JA: I’m looking forward to the demographics of the world’s leaders and entrepreneurs shifting and expanding. As someone who used to be intimidated by these spaces, I’m looking forward to young leaders finding strength in entrepreneurship communities rather than being intimidated by them.
RA: I am looking forward to mapping out the future of CGI U — to reengaging some of our past stakeholders in new ways and helping students figure out what entrepreneurship means within their locus of control. Looking forward to further codifying what impact means and looks like,
and then making CGI U bigger and better.
How do you think older generations can best engage young people today in social impact work?
JA: I would want to hear both honesty and humility. I would want older generations to take ownership over the decisions that have led to global inequality and the climate crisis and then make space for younger,
more diverse perspectives. That’s hard because oftentimes, it means a redistribution of power, but it’s a necessary next step, so I would want to see that example set.

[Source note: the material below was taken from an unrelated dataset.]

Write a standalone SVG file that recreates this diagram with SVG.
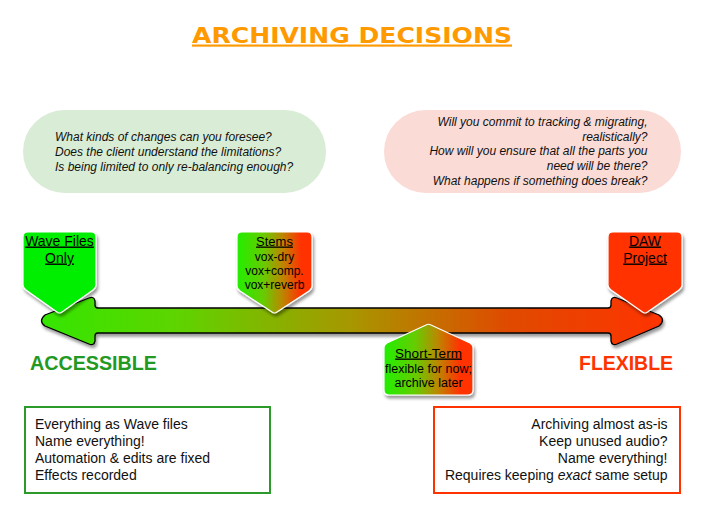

RA: And if I could hear anything from an older person, it would be the quote,
“Do you, boo.” For many millennials, there was a set roadmap that we were supposed to follow towards success. I think, if older generations should tell us anything, it’s that the roadmap is a joke. I want to hear more stories where people communicate their vulnerabilities, how they worked through it, if they worked through it, or if failure happened instead.
Fill in the blank, “Good partnership means…”
JA: Honest collaboration, acknowledging and drawing upon each other’s strengths, and setting expectations and boundaries with the goal of building trust.
RA: For me it’s all about listening, listening, listening.
What would you expand about CGI U if you had unlimited resources?
JA: I would really love to see more funding for more students so that they can take their projects forward. I also like the idea of having CGI U ‘feeder’ programs at the high school level because I think that the entrepreneurial education journey needs to begin even sooner. And finally, more services such as translation and interpretation so that our programs could be that much more accessible to more people.
RA: Thinking about the accessibility of our programming — what’s super exciting about CGI U is that we are one of the only social entrepreneurship incubators with no barrier to entry. You don’t need money to attend. The only thing you need is an amazing idea and the willingness to want to make change. In my heart, I would love for us to have a CGI U social impact fund, where we are giving the top 10 percent of our student commitment-makers grants to really get their projects off the ground, creating more homegrown success stories of students that we’ve supported and the impact they’ve created.
What do you consider to be the one thing that most distinguishes the Clinton Foundation and its work from other organizations?
JA: I would say the model of Commitments to Action that are specific and measurable. I think having those requirements holds us to a higher level of accountability, which is unique.
RA: The Clinton Foundation was one of the first in philanthropy that aimed not only to bring people together — but also to get something done. A true advancement of the triple bottom line. What is the public sector doing? What is the private sector doing? What is philanthropy doing? How can we work together to drive change?
What’s one thing someone — anyone — can do if they want to make a difference in your line of work?
JA: I think having sometimes difficult and hopefully always thoughtful conversations with those you love, those you work with, and especially those you disagree with. I’ve been seeing this in my own family and it’s something that I’ve been reluctant to engage in because I don’t want to rock the boat too much, but we need to rock the boat. And we can only do so if we’re opening up to one another in a really intentional way, with both grace and respect at the center.
RA: I think being better neighbors, taking care of each other is the way to make a difference here, and not being ego-driven and chasing the big shiny thing. I think of Maslow’s Hierarchy of Needs. Everyone needs to be fed, have water, and feel loved. And if we do that for everybody, then a lot of these issues just wouldn’t be a thing.